— START Given records —

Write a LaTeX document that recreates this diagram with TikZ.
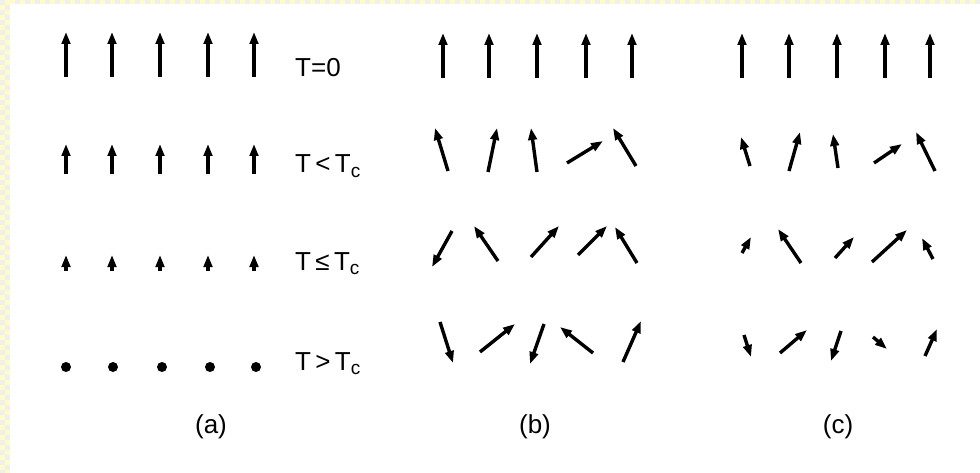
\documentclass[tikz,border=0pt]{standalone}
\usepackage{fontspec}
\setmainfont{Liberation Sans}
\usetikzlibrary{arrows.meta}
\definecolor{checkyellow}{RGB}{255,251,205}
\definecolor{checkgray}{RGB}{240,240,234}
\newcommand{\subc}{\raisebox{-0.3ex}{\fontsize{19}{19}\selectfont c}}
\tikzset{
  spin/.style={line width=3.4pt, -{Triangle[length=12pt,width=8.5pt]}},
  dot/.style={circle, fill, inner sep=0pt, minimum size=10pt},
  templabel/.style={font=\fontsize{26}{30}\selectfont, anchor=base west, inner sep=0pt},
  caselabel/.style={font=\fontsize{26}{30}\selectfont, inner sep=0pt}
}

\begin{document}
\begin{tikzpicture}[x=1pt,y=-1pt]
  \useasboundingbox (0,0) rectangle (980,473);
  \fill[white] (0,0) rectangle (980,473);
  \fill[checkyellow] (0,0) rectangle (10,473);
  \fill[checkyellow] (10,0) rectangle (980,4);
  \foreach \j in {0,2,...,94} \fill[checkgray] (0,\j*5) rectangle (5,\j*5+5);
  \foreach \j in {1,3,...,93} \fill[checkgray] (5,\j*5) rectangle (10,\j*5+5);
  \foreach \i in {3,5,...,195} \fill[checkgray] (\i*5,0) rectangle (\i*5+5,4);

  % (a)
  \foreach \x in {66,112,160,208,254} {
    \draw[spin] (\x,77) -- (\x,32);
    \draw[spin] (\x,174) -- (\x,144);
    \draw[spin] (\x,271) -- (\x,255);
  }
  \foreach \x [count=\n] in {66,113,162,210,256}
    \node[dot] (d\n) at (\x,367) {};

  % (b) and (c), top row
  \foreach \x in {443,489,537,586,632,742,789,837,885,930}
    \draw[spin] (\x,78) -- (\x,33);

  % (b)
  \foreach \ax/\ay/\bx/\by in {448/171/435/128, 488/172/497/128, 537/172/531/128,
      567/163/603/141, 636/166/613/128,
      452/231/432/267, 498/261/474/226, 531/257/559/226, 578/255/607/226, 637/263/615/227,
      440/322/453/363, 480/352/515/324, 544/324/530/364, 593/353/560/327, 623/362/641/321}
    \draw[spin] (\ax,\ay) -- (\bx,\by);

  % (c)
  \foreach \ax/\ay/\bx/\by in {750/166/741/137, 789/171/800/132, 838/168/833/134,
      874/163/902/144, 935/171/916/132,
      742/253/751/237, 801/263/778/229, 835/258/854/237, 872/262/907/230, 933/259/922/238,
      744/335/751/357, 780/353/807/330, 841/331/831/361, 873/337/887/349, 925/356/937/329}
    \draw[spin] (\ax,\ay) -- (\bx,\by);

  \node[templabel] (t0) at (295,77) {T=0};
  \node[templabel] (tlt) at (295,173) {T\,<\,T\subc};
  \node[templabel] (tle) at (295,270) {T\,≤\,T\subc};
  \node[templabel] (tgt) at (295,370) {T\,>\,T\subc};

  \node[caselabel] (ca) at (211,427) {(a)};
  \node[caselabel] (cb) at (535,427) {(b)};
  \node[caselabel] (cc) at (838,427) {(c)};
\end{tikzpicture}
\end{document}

— END Given records —
— START Given records —

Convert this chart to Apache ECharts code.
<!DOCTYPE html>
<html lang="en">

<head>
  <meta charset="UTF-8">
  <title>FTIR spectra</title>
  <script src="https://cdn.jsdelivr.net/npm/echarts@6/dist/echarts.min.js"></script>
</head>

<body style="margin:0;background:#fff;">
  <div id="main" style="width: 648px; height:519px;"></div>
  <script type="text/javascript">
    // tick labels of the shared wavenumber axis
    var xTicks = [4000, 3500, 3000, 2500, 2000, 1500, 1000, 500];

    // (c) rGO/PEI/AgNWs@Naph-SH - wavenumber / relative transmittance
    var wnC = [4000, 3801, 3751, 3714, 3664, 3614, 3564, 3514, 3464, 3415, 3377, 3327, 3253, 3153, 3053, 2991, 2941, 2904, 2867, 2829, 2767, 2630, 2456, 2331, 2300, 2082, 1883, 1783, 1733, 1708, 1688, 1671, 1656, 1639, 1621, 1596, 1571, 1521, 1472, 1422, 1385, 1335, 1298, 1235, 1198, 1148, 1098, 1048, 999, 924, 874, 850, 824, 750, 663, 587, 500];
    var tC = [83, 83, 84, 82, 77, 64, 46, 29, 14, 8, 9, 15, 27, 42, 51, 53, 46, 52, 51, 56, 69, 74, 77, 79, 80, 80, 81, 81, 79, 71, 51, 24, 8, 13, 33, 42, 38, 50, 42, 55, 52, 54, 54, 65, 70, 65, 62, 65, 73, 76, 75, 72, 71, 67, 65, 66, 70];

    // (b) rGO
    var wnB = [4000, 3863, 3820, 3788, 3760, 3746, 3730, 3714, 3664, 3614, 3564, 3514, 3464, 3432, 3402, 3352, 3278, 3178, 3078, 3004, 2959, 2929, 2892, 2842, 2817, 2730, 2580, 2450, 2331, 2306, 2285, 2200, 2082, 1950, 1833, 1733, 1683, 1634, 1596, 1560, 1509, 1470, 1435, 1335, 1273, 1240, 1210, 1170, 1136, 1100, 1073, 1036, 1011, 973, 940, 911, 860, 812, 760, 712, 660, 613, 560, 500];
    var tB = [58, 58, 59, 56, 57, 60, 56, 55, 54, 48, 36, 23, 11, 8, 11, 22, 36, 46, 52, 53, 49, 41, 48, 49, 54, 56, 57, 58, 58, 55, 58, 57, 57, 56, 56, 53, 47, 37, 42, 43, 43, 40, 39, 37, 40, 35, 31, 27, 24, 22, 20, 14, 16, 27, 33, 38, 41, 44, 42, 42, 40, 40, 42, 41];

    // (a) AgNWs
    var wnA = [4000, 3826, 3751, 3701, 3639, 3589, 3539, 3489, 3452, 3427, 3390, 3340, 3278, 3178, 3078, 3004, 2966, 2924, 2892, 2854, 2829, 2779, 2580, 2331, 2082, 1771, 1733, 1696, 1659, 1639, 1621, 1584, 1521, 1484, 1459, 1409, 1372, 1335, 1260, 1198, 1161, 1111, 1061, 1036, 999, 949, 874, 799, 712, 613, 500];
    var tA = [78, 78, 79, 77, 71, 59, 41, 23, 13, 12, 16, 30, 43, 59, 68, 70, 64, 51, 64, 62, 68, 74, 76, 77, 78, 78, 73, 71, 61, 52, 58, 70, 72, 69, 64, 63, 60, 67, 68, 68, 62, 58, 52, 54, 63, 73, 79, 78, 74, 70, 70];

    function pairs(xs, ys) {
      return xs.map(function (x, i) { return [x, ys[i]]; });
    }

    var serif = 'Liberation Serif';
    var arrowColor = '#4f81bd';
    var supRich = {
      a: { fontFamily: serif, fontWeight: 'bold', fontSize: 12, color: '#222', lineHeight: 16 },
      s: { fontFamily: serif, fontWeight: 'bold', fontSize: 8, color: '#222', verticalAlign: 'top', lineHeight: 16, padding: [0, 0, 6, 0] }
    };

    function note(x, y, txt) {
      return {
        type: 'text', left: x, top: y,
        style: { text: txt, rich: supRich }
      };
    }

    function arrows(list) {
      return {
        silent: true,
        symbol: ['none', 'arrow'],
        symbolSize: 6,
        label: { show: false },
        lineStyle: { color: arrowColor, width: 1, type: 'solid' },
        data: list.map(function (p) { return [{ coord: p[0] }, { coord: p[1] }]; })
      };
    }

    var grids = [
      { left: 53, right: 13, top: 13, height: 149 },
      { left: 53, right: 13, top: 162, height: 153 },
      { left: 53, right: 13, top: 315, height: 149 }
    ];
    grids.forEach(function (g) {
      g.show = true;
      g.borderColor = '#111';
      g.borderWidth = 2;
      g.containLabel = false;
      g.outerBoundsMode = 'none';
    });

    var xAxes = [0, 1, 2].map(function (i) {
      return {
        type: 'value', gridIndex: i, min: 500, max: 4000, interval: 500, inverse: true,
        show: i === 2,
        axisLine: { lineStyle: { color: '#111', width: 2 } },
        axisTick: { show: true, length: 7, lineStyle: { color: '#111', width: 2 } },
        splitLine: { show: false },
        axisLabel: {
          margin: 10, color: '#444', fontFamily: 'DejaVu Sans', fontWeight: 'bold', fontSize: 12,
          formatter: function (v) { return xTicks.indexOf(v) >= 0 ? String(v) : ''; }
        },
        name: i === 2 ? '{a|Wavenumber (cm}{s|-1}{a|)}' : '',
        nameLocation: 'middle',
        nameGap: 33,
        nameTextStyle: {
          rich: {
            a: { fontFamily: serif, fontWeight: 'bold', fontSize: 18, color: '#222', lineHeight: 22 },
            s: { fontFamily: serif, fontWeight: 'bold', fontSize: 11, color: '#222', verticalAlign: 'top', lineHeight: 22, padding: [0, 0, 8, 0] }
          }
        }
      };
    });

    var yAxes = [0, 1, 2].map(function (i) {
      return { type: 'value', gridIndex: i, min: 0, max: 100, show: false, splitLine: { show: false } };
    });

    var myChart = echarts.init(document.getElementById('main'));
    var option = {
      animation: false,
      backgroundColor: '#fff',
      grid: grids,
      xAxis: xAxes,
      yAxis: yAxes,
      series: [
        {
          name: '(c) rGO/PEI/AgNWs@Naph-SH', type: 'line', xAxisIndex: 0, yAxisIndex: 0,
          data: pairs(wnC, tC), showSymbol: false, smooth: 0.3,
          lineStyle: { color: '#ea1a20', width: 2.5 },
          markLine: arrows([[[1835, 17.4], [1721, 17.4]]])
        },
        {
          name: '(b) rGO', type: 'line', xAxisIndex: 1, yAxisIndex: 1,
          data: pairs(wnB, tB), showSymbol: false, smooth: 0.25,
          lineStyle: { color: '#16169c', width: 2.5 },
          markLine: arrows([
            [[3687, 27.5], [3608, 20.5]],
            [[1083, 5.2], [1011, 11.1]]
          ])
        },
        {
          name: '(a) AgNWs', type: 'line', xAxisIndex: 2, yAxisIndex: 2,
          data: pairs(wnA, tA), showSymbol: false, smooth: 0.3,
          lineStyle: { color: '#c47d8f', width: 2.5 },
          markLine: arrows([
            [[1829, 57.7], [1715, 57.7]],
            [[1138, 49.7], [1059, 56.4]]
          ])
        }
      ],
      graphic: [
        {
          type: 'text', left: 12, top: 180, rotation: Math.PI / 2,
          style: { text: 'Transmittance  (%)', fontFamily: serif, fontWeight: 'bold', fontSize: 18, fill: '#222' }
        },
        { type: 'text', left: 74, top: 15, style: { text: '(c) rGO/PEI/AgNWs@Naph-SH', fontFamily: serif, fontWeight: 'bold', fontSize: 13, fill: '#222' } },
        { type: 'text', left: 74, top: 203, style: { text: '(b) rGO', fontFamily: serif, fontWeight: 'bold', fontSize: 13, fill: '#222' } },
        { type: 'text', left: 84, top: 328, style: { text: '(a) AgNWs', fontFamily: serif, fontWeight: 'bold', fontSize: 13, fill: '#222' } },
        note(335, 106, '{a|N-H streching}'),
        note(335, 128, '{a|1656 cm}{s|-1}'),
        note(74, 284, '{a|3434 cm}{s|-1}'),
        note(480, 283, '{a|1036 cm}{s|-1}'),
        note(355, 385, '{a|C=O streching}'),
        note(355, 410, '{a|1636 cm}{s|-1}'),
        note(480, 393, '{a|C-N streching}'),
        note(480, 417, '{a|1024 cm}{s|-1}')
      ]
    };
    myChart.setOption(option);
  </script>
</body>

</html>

— END Given records —
— START Given records —

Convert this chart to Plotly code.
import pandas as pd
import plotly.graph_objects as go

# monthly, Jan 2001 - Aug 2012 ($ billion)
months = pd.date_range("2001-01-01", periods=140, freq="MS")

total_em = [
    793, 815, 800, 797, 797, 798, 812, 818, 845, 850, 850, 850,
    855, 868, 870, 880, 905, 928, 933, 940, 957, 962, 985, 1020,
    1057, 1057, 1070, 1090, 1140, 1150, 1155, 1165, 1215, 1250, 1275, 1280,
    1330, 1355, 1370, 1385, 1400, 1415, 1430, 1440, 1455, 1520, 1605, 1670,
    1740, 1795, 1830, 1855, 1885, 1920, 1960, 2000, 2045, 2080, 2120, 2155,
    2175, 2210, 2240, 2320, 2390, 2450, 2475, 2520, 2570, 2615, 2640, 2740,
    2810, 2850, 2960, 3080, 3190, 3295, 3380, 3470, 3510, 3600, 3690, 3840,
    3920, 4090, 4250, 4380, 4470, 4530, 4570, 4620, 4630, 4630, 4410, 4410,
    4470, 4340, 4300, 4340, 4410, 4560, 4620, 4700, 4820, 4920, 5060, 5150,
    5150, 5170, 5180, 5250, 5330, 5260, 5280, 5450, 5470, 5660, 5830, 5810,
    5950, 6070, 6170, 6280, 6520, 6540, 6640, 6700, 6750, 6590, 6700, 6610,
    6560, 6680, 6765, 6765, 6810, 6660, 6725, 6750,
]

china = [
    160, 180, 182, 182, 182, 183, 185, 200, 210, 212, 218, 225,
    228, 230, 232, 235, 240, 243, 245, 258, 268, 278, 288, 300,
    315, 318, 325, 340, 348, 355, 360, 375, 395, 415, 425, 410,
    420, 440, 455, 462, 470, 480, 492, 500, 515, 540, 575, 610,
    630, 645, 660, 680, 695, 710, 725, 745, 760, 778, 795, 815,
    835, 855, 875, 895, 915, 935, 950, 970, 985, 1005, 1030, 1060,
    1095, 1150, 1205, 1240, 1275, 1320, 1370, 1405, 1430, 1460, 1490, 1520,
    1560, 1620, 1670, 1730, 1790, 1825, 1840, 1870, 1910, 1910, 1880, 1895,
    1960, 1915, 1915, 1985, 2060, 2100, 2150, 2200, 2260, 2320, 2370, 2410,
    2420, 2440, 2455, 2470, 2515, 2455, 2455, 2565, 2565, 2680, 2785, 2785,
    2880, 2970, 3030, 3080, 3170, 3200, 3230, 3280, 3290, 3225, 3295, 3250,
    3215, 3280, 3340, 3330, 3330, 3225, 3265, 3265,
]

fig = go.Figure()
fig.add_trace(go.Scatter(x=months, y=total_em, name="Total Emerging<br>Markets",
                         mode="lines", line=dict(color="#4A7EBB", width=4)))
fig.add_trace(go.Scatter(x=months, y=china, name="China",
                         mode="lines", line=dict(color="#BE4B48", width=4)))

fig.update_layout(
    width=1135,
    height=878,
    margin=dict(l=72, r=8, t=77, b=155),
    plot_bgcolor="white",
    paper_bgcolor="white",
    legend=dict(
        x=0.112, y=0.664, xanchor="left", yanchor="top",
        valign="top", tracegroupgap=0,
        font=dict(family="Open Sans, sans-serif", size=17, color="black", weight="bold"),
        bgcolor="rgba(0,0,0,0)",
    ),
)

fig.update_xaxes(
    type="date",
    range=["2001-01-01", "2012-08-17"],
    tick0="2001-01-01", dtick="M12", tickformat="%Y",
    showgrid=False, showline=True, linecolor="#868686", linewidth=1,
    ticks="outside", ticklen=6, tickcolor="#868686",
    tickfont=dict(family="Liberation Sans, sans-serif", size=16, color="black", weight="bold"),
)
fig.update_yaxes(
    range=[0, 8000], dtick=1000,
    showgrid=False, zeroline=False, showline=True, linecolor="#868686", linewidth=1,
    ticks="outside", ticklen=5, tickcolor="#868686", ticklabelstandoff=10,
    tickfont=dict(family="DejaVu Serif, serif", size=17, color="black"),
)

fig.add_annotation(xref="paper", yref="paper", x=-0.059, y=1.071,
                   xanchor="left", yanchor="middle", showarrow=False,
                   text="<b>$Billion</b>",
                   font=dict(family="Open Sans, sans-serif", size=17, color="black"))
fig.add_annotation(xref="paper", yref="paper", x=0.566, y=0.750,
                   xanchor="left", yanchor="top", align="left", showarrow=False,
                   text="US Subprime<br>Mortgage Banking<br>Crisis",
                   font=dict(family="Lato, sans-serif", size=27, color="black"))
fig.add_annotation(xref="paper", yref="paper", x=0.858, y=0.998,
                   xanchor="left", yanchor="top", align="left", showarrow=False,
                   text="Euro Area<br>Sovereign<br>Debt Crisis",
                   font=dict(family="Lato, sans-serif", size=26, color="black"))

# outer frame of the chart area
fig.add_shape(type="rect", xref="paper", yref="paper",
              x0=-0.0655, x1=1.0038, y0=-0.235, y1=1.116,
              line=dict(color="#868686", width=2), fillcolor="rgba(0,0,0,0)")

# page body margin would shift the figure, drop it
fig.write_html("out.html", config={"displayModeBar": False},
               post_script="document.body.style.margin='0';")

— END Given records —

▸ Exercise directions: How many of these lines contain "code"? Write only the number.

▸ Output for this exercise: 2